%%

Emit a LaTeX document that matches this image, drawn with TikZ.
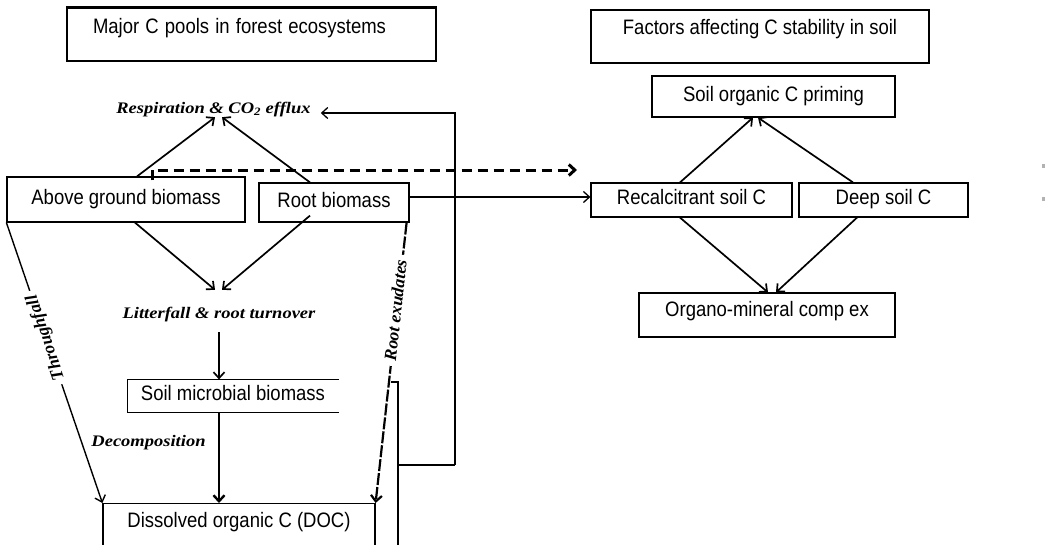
\documentclass[tikz,border=0pt]{standalone}
\usepackage{fontspec}
\setmainfont{Liberation Sans}
\newfontfamily\tnr{Liberation Serif}
\usetikzlibrary{arrows.meta,calc}
\newcommand{\tallt}[1]{\scalebox{1}[1.13]{#1}}
\newcommand{\flatt}[1]{\scalebox{1}[0.87]{#1}}
\begin{document}
\begin{tikzpicture}[x=1pt,y=-1pt,
  box/.style={draw, line width=1.2pt, inner sep=0pt, text height=13pt, text depth=4pt, font=\fontsize{18.5}{22}\selectfont},
  lab/.style={inner sep=0pt, text height=13pt, text depth=4pt, font=\tnr\bfseries\itshape\fontsize{18.5}{22}\selectfont},
  rlab/.style={lab, fill=white, inner xsep=5pt, font=\tnr\bfseries\itshape\fontsize{17.5}{20}\selectfont},
  arr/.style={line width=1.7pt, -{Straight Barb[length=6pt,width=11pt]}},
]
\useasboundingbox (0,0) rectangle (1045,544);
\fill[white] (0,0) rectangle (1045,544);

% titles
\node[box, minimum width=369pt, minimum height=53pt, text depth=15pt, text width=317pt, align=left] (t1) at (251.5,34.5) {\tallt{Major C pools in forest ecosystems}};
\draw[line width=3pt] (t1.north west) -- (t1.north east);
\node[box, minimum width=338pt, minimum height=53pt, text depth=16.8pt] (t2) at (760,36.5) {\tallt{Factors affecting C stability in soil}};

% right side
\node[box, minimum width=243pt, minimum height=41pt] (prim) at (773.5,96.5) {\tallt{Soil organic C priming}};
\node[box, minimum width=201pt, minimum height=34pt] (recal) at (691.5,200) {\tallt{Recalcitrant soil C}};
\node[box, minimum width=169pt, minimum height=34pt] (deep) at (883.5,200) {\tallt{Deep soil C}};
\node[box, minimum width=256pt, minimum height=44pt, text depth=10pt] (org) at (767,315) {\tallt{Organo-mineral comp ex}};

% left side
\node[box, minimum width=238pt, minimum height=45pt] (ag) at (126,199.5) {\tallt{Above ground biomass}};
\node[box, minimum width=150pt, minimum height=39pt] (root) at (334,202.5) {\tallt{Root biomass}};
\node[box, draw=none, minimum width=210pt, minimum height=32pt] (micro) at (233,396) {\tallt{Soil microbial biomass}};
\draw[line width=1.2pt] (micro.north east) -- (micro.north west) -- (micro.south west) -- (micro.south east);
\node[box, minimum width=272pt, minimum height=60pt, anchor=north, text depth=25.8pt] (doc) at (239,503) {\tallt{Dissolved organic C (DOC)}};

% italic labels
\node[lab] (resp) at (213.5,108.5) {\flatt{Respiration \& CO\textsubscript{2} efflux}};
\node[lab] (litter) at (219,313.5) {\flatt{Litterfall \& root turnover}};
\node[lab] (decomp) at (148.5,441.5) {\flatt{Decomposition}};

% arrows to respiration
\draw[arr] ([xshift=11pt]ag.north) -- ([xshift=1.5pt]resp.south);
\draw[arr] ([xshift=-24pt]root.north) -- ([xshift=8.5pt]resp.south);
% arrows to litterfall
\draw[arr] ([xshift=9pt]ag.south) -- ([xshift=-4pt,yshift=15pt]litter.north);
\draw[arr] ([xshift=-24pt,yshift=7pt]root.south) -- ([xshift=3pt,yshift=15pt]litter.north);
\draw[arr] ([yshift=-10pt]litter.south) -- (litter.south |- micro.north);
\draw[arr, line width=2.4pt] (litter.south |- micro.south) -- (litter.south |- doc.north);

% throughfall and root exudates
\draw[arr, line width=1.4pt] (ag.south west) -- node[rlab, pos=0.41, rotate=108.7] (thr) {Throughfall} (doc.north west);
\draw[arr, line width=2.2pt, dash pattern=on 12pt off 2pt] ([xshift=-3pt]root.south east) -- node[rlab, pos=0.313, rotate=83.7] (rex) {Root exudates} (doc.north east);

% right side arrows
\draw[arr] ([xshift=-11.5pt]recal.north) -- ([xshift=-20.5pt]prim.south);
\draw[arr] ([xshift=-30.5pt]deep.north) -- ([xshift=-15.5pt]prim.south);
\draw[arr] ([xshift=-11.5pt]recal.south) -- ([xshift=1pt]org.north);
\draw[arr] ([xshift=-26.5pt]deep.south) -- ([xshift=9pt]org.north);

% connections between the halves
\draw[arr, line width=1.3pt] ([yshift=3pt]recal.west -| root.east) -- ([yshift=3pt]recal.west);
\coordinate (dashend) at (577,170);
\draw[arr, line width=3pt, dash pattern=on 10pt off 6pt] ([xshift=26pt,yshift=-4pt]ag.north) |- (dashend);

% return loop
\coordinate (hk) at (391,382);
\coordinate (vt) at (398,382);
\coordinate (vb) at (398,560);
\coordinate (jn) at (398,465);
\coordinate (c1) at (455,465);
\coordinate (c2) at (455,113);
\draw[line width=2.8pt] (hk) -- (vt) -- (vb);
\draw[line width=2.6pt] (jn) -- (c1);
\draw[arr, line width=1.3pt] (c1) -- (c2) -- ([xshift=10pt,yshift=-4.5pt]resp.east);

% faint marks at right edge
\fill[gray!60] (1042,164) rectangle (1045,168);
\fill[gray!60] (1042,197) rectangle (1045,201);
\end{tikzpicture}
\end{document}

%%

*Task goal*:
Retype the data above exactly; pictures are not part of the copy.

*Output for this task*:
Emit a LaTeX document that matches this image, drawn with TikZ.
\documentclass[tikz,border=0pt]{standalone}
\usepackage{fontspec}
\setmainfont{Liberation Sans}
\newfontfamily\tnr{Liberation Serif}
\usetikzlibrary{arrows.meta,calc}
\newcommand{\tallt}[1]{\scalebox{1}[1.13]{#1}}
\newcommand{\flatt}[1]{\scalebox{1}[0.87]{#1}}
\begin{document}
\begin{tikzpicture}[x=1pt,y=-1pt,
  box/.style={draw, line width=1.2pt, inner sep=0pt, text height=13pt, text depth=4pt, font=\fontsize{18.5}{22}\selectfont},
  lab/.style={inner sep=0pt, text height=13pt, text depth=4pt, font=\tnr\bfseries\itshape\fontsize{18.5}{22}\selectfont},
  rlab/.style={lab, fill=white, inner xsep=5pt, font=\tnr\bfseries\itshape\fontsize{17.5}{20}\selectfont},
  arr/.style={line width=1.7pt, -{Straight Barb[length=6pt,width=11pt]}},
]
\useasboundingbox (0,0) rectangle (1045,544);
\fill[white] (0,0) rectangle (1045,544);

% titles
\node[box, minimum width=369pt, minimum height=53pt, text depth=15pt, text width=317pt, align=left] (t1) at (251.5,34.5) {\tallt{Major C pools in forest ecosystems}};
\draw[line width=3pt] (t1.north west) -- (t1.north east);
\node[box, minimum width=338pt, minimum height=53pt, text depth=16.8pt] (t2) at (760,36.5) {\tallt{Factors affecting C stability in soil}};

% right side
\node[box, minimum width=243pt, minimum height=41pt] (prim) at (773.5,96.5) {\tallt{Soil organic C priming}};
\node[box, minimum width=201pt, minimum height=34pt] (recal) at (691.5,200) {\tallt{Recalcitrant soil C}};
\node[box, minimum width=169pt, minimum height=34pt] (deep) at (883.5,200) {\tallt{Deep soil C}};
\node[box, minimum width=256pt, minimum height=44pt, text depth=10pt] (org) at (767,315) {\tallt{Organo-mineral comp ex}};

% left side
\node[box, minimum width=238pt, minimum height=45pt] (ag) at (126,199.5) {\tallt{Above ground biomass}};
\node[box, minimum width=150pt, minimum height=39pt] (root) at (334,202.5) {\tallt{Root biomass}};
\node[box, draw=none, minimum width=210pt, minimum height=32pt] (micro) at (233,396) {\tallt{Soil microbial biomass}};
\draw[line width=1.2pt] (micro.north east) -- (micro.north west) -- (micro.south west) -- (micro.south east);
\node[box, minimum width=272pt, minimum height=60pt, anchor=north, text depth=25.8pt] (doc) at (239,503) {\tallt{Dissolved organic C (DOC)}};

% italic labels
\node[lab] (resp) at (213.5,108.5) {\flatt{Respiration \& CO\textsubscript{2} efflux}};
\node[lab] (litter) at (219,313.5) {\flatt{Litterfall \& root turnover}};
\node[lab] (decomp) at (148.5,441.5) {\flatt{Decomposition}};

% arrows to respiration
\draw[arr] ([xshift=11pt]ag.north) -- ([xshift=1.5pt]resp.south);
\draw[arr] ([xshift=-24pt]root.north) -- ([xshift=8.5pt]resp.south);
% arrows to litterfall
\draw[arr] ([xshift=9pt]ag.south) -- ([xshift=-4pt,yshift=15pt]litter.north);
\draw[arr] ([xshift=-24pt,yshift=7pt]root.south) -- ([xshift=3pt,yshift=15pt]litter.north);
\draw[arr] ([yshift=-10pt]litter.south) -- (litter.south |- micro.north);
\draw[arr, line width=2.4pt] (litter.south |- micro.south) -- (litter.south |- doc.north);

% throughfall and root exudates
\draw[arr, line width=1.4pt] (ag.south west) -- node[rlab, pos=0.41, rotate=108.7] (thr) {Throughfall} (doc.north west);
\draw[arr, line width=2.2pt, dash pattern=on 12pt off 2pt] ([xshift=-3pt]root.south east) -- node[rlab, pos=0.313, rotate=83.7] (rex) {Root exudates} (doc.north east);

% right side arrows
\draw[arr] ([xshift=-11.5pt]recal.north) -- ([xshift=-20.5pt]prim.south);
\draw[arr] ([xshift=-30.5pt]deep.north) -- ([xshift=-15.5pt]prim.south);
\draw[arr] ([xshift=-11.5pt]recal.south) -- ([xshift=1pt]org.north);
\draw[arr] ([xshift=-26.5pt]deep.south) -- ([xshift=9pt]org.north);

% connections between the halves
\draw[arr, line width=1.3pt] ([yshift=3pt]recal.west -| root.east) -- ([yshift=3pt]recal.west);
\coordinate (dashend) at (577,170);
\draw[arr, line width=3pt, dash pattern=on 10pt off 6pt] ([xshift=26pt,yshift=-4pt]ag.north) |- (dashend);

% return loop
\coordinate (hk) at (391,382);
\coordinate (vt) at (398,382);
\coordinate (vb) at (398,560);
\coordinate (jn) at (398,465);
\coordinate (c1) at (455,465);
\coordinate (c2) at (455,113);
\draw[line width=2.8pt] (hk) -- (vt) -- (vb);
\draw[line width=2.6pt] (jn) -- (c1);
\draw[arr, line width=1.3pt] (c1) -- (c2) -- ([xshift=10pt,yshift=-4.5pt]resp.east);

% faint marks at right edge
\fill[gray!60] (1042,164) rectangle (1045,168);
\fill[gray!60] (1042,197) rectangle (1045,201);
\end{tikzpicture}
\end{document}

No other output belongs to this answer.